Over the past week, 32 new papers were published in "Computer Science - Neural and Evolutionary Computing".
The paper discussed most in the news over the past week was by a team at Google: "AutoML-Zero: Evolving Machine Learning Algorithms From Scratch" by Esteban Real et al (Mar 2020), which was referenced 3 times, including in the article Addressing Drawbacks Of AutoML With AutoML-Zero in Analytics India Magazine. The paper also got the most social media traction with 1134 shares. On Twitter, @tomvarsavsky observed "One of the most interesting results I've seen in ML in the last 5 years. Evolving programs using a generic search space and generic mutations leads to the discovery of not only SGD and two layer NNs but also rand init, ReLU, Grad Norm. Can someone find a hidden inductive bias?".

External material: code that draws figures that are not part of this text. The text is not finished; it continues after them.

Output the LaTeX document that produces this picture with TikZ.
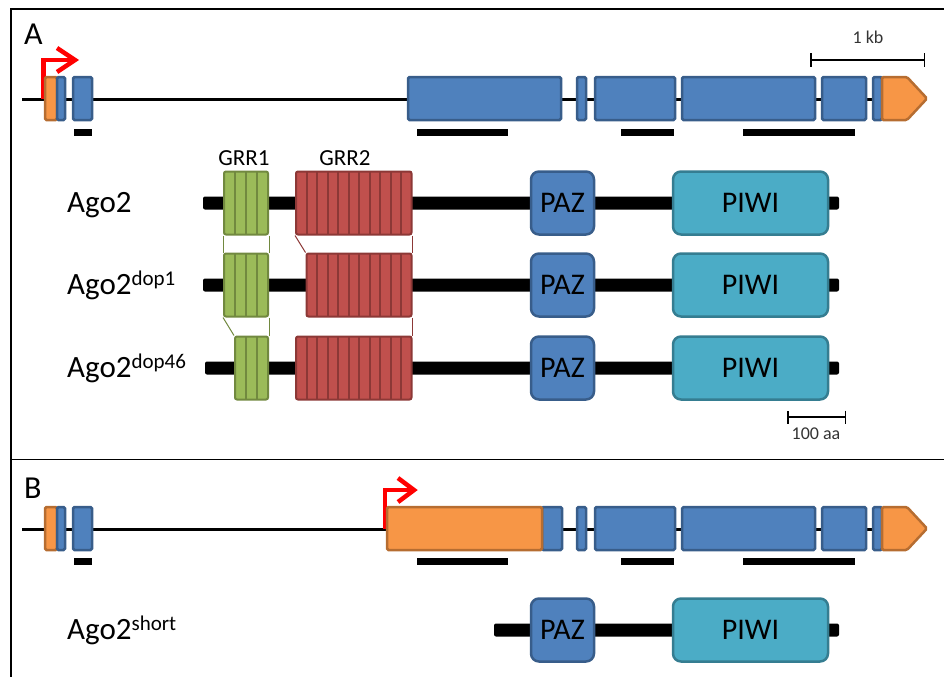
\documentclass[tikz,border=0pt]{standalone}
\usepackage{fontspec}
\setmainfont{Carlito}
\usetikzlibrary{arrows.meta}
\definecolor{exonblue}{HTML}{4F81BD}
\definecolor{exonline}{HTML}{385D8A}
\definecolor{utrorange}{HTML}{F79646}
\definecolor{utrline}{HTML}{B66D31}
\definecolor{grrgreen}{HTML}{9BBB59}
\definecolor{grrgreenline}{HTML}{71893F}
\definecolor{grrred}{HTML}{C0504D}
\definecolor{grrredline}{HTML}{8C3836}
\definecolor{piwiteal}{HTML}{4BACC6}
\definecolor{piwiline}{HTML}{357D91}
\newcommand{\agosup}[1]{\raisebox{9pt}{\fontsize{21}{21}\selectfont #1}}

\begin{document}
\begin{tikzpicture}[x=1pt,y=-1pt,
    exon/.style={draw=exonline, fill=exonblue, line width=2.5pt, rounded corners=1.5pt},
    utr/.style={draw=utrline, fill=utrorange, line width=2.5pt, rounded corners=1.5pt},
    tss/.style={draw=red, line width=4.5pt, line join=miter},
    scalebar/.style={line width=1.5pt, {Bar[width=13pt]}-{Bar[width=13pt]}},
    backbone/.style={fill=black, rounded corners=2pt},
    paz/.style={draw=exonline, fill=exonblue, line width=2.5pt, rounded corners=8pt,
      minimum width=63pt, minimum height=63pt, inner sep=0pt, font=\fontsize{30}{30}\selectfont},
    piwi/.style={paz, draw=piwiline, fill=piwiteal, minimum width=155pt},
    grrone/.style={draw=grrgreenline, fill=grrgreen, line width=2pt, rounded corners=2pt,
      minimum height=63pt, inner sep=0pt},
    grrtwo/.style={grrone, draw=grrredline, fill=grrred},
    greenrib/.style={grrgreenline, line width=2pt},
    redrib/.style={grrredline, line width=2pt},
    greenlink/.style={grrgreenline, line width=1pt},
    redlink/.style={grrredline, line width=1pt},
    rowlabel/.style={anchor=base west, inner sep=0pt, font=\fontsize{31}{31}\selectfont},
    panel/.style={anchor=base west, inner sep=0pt, font=\fontsize{32}{32}\selectfont},
    small/.style={inner sep=0pt, text=black!80, font=\fontsize{18}{18}\selectfont}]
  \useasboundingbox (0,0) rectangle (944,677);

  % frame
  \draw[line width=1.6pt] (944,9) -- (11,9) -- (11,677);
  \draw[line width=1.6pt] (11,459.5) -- (944,459.5);
  \node[panel] (panA) at (24,45) {A};
  \node[panel] (panB) at (24,498) {B};

  % gene model, panel A
  \draw[line width=3pt] (22,99) -- (925,99);
  \coordinate (tssA) at (75,60);
  \draw[tss] (43.5,99) |- (tssA);
  \draw[tss] (tssA) ++(-18,-12) -- (tssA) -- ++(-18,12);
  \draw[utr] (45,77) rectangle (57,120);
  \foreach \a/\b in {57/65,73/92,408/561,577/586,595/675,682/815,822/866,873/882}
    \draw[exon] (\a,77) rectangle (\b,120);
  \draw[utr] (882,77) -- (907,77) -- (927,98.5) -- (907,120) -- (882,120) -- cycle;
  \foreach \a/\b in {74/92,417/508,621/674,743/855}
    \fill (\a,129) rectangle (\b,136);
  \coordinate (kbL) at (810,60);
  \coordinate (kbR) at (925,60);
  \draw[scalebar] (kbL) -- (kbR);
  \node[small] (kb) at (868,37) {1 kb};

  % proteins
  \foreach \y/\s in {203/203,285/203,368/205}
    \fill[backbone] (\s,\y-6.5) rectangle (839,\y+6.5);
  \node[grrone, minimum width=44pt] (grr1a) at (246,203) {};
  \node[grrone, minimum width=44pt] (grr1b) at (246,285) {};
  \node[grrone, minimum width=33pt] (grr1c) at (251.5,368) {};
  \foreach \y in {203,285} \foreach \x in {235,246,257}
    \draw[greenrib] (\x,\y-31.5) -- ++(0,63);
  \foreach \x in {246,257}
    \draw[greenrib] (\x,368-31.5) -- ++(0,63);
  \node[grrtwo, minimum width=115.5pt] (grr2a) at (353.75,203) {};
  \node[grrtwo, minimum width=105pt] (grr2b) at (359,285) {};
  \node[grrtwo, minimum width=115.5pt] (grr2c) at (353.75,368) {};
  \foreach \y in {203,368} \foreach \k in {1,...,10}
    \draw[redrib] (296+\k*10.5,\y-31.5) -- ++(0,63);
  \foreach \k in {2,...,10}
    \draw[redrib] (296+\k*10.5,285-31.5) -- ++(0,63);
  \draw[greenlink] (grr1a.south west) -- (grr1b.north west);
  \draw[greenlink] (grr1a.south east) -- (grr1b.north east);
  \draw[greenlink] (grr1b.south west) -- (grr1c.north west);
  \draw[greenlink] (grr1b.south east) -- (grr1c.north east);
  \draw[redlink] (grr2a.south west) -- (grr2b.north west);
  \draw[redlink] (grr2a.south east) -- (grr2b.north east);
  \draw[redlink] (grr2b.south east) -- (grr2c.north east);
  \node[font=\fontsize{23}{23}\selectfont] (grr1lab) at (244,158) {GRR1};
  \node[font=\fontsize{23}{23}\selectfont] (grr2lab) at (345,158) {GRR2};
  \foreach \y/\n in {203/a,285/b,368/c} {
    \node[paz] (paz\n) at (562.5,\y) {PAZ};
    \node[piwi] (piwi\n) at (750.5,\y) {PIWI};
  }
  \node[rowlabel] (ago2) at (67,212) {Ago2};
  \node[rowlabel] (ago2dop1) at (67,294) {Ago2\agosup{dop1}};
  \node[rowlabel] (ago2dop46) at (67,377) {Ago2\agosup{dop46}};
  \coordinate (aaL) at (787,417);
  \coordinate (aaR) at (846,417);
  \draw[scalebar] (aaL) -- (aaR);
  \node[small] (aa) at (816,433.5) {100 aa};

  % gene model, panel B
  \draw[line width=3pt] (22,529) -- (925,529);
  \coordinate (tssB) at (414,490);
  \draw[tss] (385,529) |- (tssB);
  \draw[tss] (tssB) ++(-16,-12) -- (tssB) -- ++(-16,12);
  \draw[utr] (45,507) rectangle (57,550);
  \foreach \a/\b in {57/65,73/92,542/562,577/586,595/675,682/815,822/866,873/882}
    \draw[exon] (\a,507) rectangle (\b,550);
  \draw[utr] (387,507) rectangle (542,550);
  \draw[utr] (882,507) -- (907,507) -- (927,528.5) -- (907,550) -- (882,550) -- cycle;
  \foreach \a/\b in {74/92,417/508,621/674,743/855}
    \fill (\a,558) rectangle (\b,565);

  % short isoform
  \fill[backbone] (494,623.5) rectangle (839,636.5);
  \node[paz] (pazd) at (562.5,630) {PAZ};
  \node[piwi] (piwid) at (750.5,630) {PIWI};
  \node[rowlabel] (ago2short) at (67,639) {Ago2\agosup{short}};
\end{tikzpicture}
\end{document}
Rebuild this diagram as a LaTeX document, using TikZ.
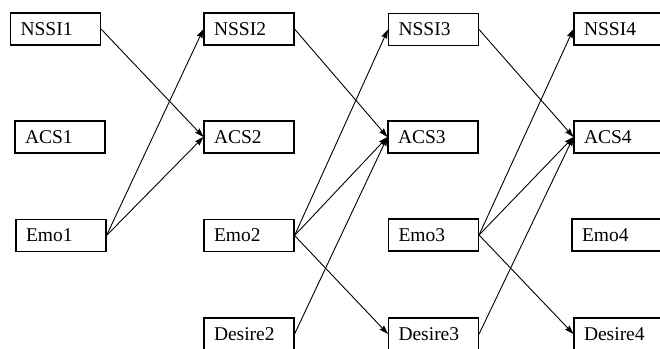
\documentclass[tikz,border=0pt]{standalone}
\usepackage{fontspec}
\setmainfont{Liberation Serif}
\usetikzlibrary{arrows.meta}

\tikzset{
  var/.style={draw, line width=1.1pt, minimum height=32pt, text width=70pt,
    inner xsep=10pt, align=left, font=\fontsize{19.5}{22}\selectfont},
  arr/.style={line width=0.9pt, -{Stealth[length=9pt,width=6pt,inset=1pt]}}
}

\begin{document}
\begin{tikzpicture}[x=1pt,y=-1pt]

% Frame (the picture is cut at the right and bottom)
\clip (0,0) rectangle (660,348);

%--- Wave 1 ---
\node[var] (nssi1) at (55.5,29) {NSSI1};
\node[var] (acs1) at (60,137) {ACS1};
\node[var] (emo1) at (61,235.5) {Emo1};

%--- Wave 2 ---
\node[var] (nssi2) at (249,29) {NSSI2};
\node[var] (acs2) at (249,137) {ACS2};
\node[var] (emo2) at (249,235.5) {Emo2};
\node[var] (desire2) at (249,334) {Desire2};

%--- Wave 3 ---
\node[var] (nssi3) at (433.5,29.5) {NSSI3};
\node[var] (acs3) at (433,137) {ACS3};
\node[var] (emo3) at (433.5,235) {Emo3};
\node[var] (desire3) at (433.5,334) {Desire3};

%--- Wave 4 ---
\node[var] (nssi4) at (619,29) {NSSI4};
\node[var] (acs4) at (619,137) {ACS4};
\node[var] (emo4) at (617,235) {Emo4};
\node[var] (desire4) at (619,334) {Desire4};

% Paths 1 -> 2
\draw[arr] (nssi1.east) -- (acs2.west);
\draw[arr] (emo1.east) -- (nssi2.west);
\draw[arr] (emo1.east) -- (acs2.west);

% Paths 2 -> 3
\draw[arr] (nssi2.east) -- (acs3.west);
\draw[arr] (emo2.east) -- (nssi3.west);
\draw[arr] (emo2.east) -- (acs3.west);
\draw[arr] (emo2.east) -- (desire3.west);
\draw[arr] (desire2.east) -- (acs3.west);

% Paths 3 -> 4
\draw[arr] (nssi3.east) -- (acs4.west);
\draw[arr] (emo3.east) -- (nssi4.west);
\draw[arr] (emo3.east) -- (acs4.west);
\draw[arr] (emo3.east) -- (desire4.west);
\draw[arr] (desire3.east) -- (acs4.west);

\end{tikzpicture}
\end{document}
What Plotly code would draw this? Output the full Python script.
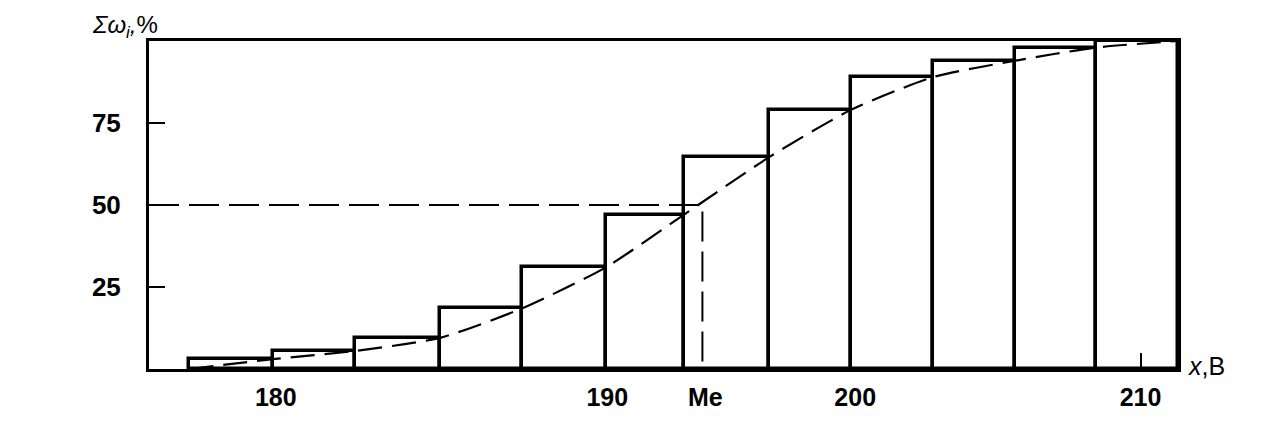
import plotly.graph_objects as go

# ---- data ----
bin_edges = [177.0, 179.9, 182.75, 185.7, 188.55, 191.45, 194.15,
             197.1, 199.95, 202.8, 205.65, 208.45, 211.3]
cum_pct = [3, 5.5, 9.5, 18.5, 31, 47, 64.5, 79, 89, 94, 98, 100]
median_x = 194.8
median_level = 50
x_tick_vals = [180, 191.5, 194.9, 200.1, 210]
x_tick_text = ["180", "190", "Me", "200", "210"]
y_tick_vals = [25, 50, 75]
y_tick_text = ["25", "50", "75"]
x_min = 175.6

centers = [(a + b) / 2 for a, b in zip(bin_edges[:-1], bin_edges[1:])]
widths = [b - a for a, b in zip(bin_edges[:-1], bin_edges[1:])]
x_max = bin_edges[-1]

FONT = "Liberation Sans, Arial, sans-serif"

fig = go.Figure()

fig.add_trace(go.Bar(
    x=centers, y=cum_pct, width=widths, base=0,
    marker=dict(color="white", line=dict(color="black", width=3.5)),
    showlegend=False, hoverinfo="skip",
))

# cumulative curve (ogive)
fig.add_trace(go.Scatter(
    x=bin_edges, y=[0] + cum_pct, mode="lines",
    line=dict(color="black", width=2.2, dash="24px,10px", shape="spline", smoothing=0.6),
    showlegend=False, hoverinfo="skip",
))

# median construction
fig.add_trace(go.Scatter(
    x=[x_min, median_x, median_x], y=[median_level, median_level, 0], mode="lines",
    line=dict(color="black", width=2, dash="30px,10px"),
    showlegend=False, hoverinfo="skip",
))

# helper trace for overlay axis carrying the 210 tick
fig.add_trace(go.Scatter(
    x=[x_min, x_max], y=[None, None], xaxis="x2", mode="lines",
    showlegend=False, hoverinfo="skip",
))

fig.update_layout(
    width=1279, height=423,
    margin=dict(l=141, r=109, t=33, b=62, autoexpand=False),
    paper_bgcolor="white", plot_bgcolor="white",
    bargap=0,
    font=dict(family=FONT, color="black"),
    xaxis=dict(
        range=[x_min, x_max], showgrid=False, zeroline=False, automargin=False,
        showline=True, linecolor="black", linewidth=3, mirror=True,
        tickmode="array", tickvals=x_tick_vals, ticktext=x_tick_text,
        ticks="", ticklabelstandoff=4,
        tickfont=dict(family=FONT, size=25, color="black", weight="bold"),
    ),
    xaxis2=dict(
        range=[x_min, x_max], overlaying="x", anchor="y", side="bottom",
        showgrid=False, zeroline=False, showline=False, automargin=False,
        tickmode="array", tickvals=[210], ticks="inside", ticklen=16,
        tickwidth=2, tickcolor="black", showticklabels=False,
    ),
    yaxis=dict(
        range=[0, 100], showgrid=False, zeroline=False, automargin=False,
        showline=True, linecolor="black", linewidth=3, mirror=True,
        tickmode="array", tickvals=y_tick_vals, ticktext=y_tick_text,
        ticks="inside", ticklen=16, tickwidth=2, tickcolor="black",
        ticklabelstandoff=20,
        tickfont=dict(family=FONT, size=26, color="black", weight="bold"),
    ),
    annotations=[
        dict(text="<i>Σω<sub>i</sub>,</i>%", xref="paper", yref="paper",
             x=0, y=1.0, xanchor="right", yanchor="bottom", xshift=11, yshift=-3,
             showarrow=False,
             font=dict(family=FONT, size=24, color="black")),
        dict(text="<i>x</i>,B", xref="paper", yref="paper",
             x=1.008, y=0.0, xanchor="left", yanchor="middle", yshift=3,
             showarrow=False,
             font=dict(family=FONT, size=25, color="black")),
    ],
)

fig.write_html("out.html")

This week was active for "Computer Science - Robotics", with 57 new papers.
The paper discussed most in the news over the past week was by a team at Google: "Learning to Walk in the Real World with Minimal Human Effort" by Sehoon Ha et al (Feb 2020)
Leading researcher Abhinav Gupta (Carnegie Mellon University) published "Use the Force, Luke! Learning to Predict Physical Forces by Simulating Effects" The authors take a step towards a more physical understanding of actions. This paper was also shared the most on social media with 31 tweets.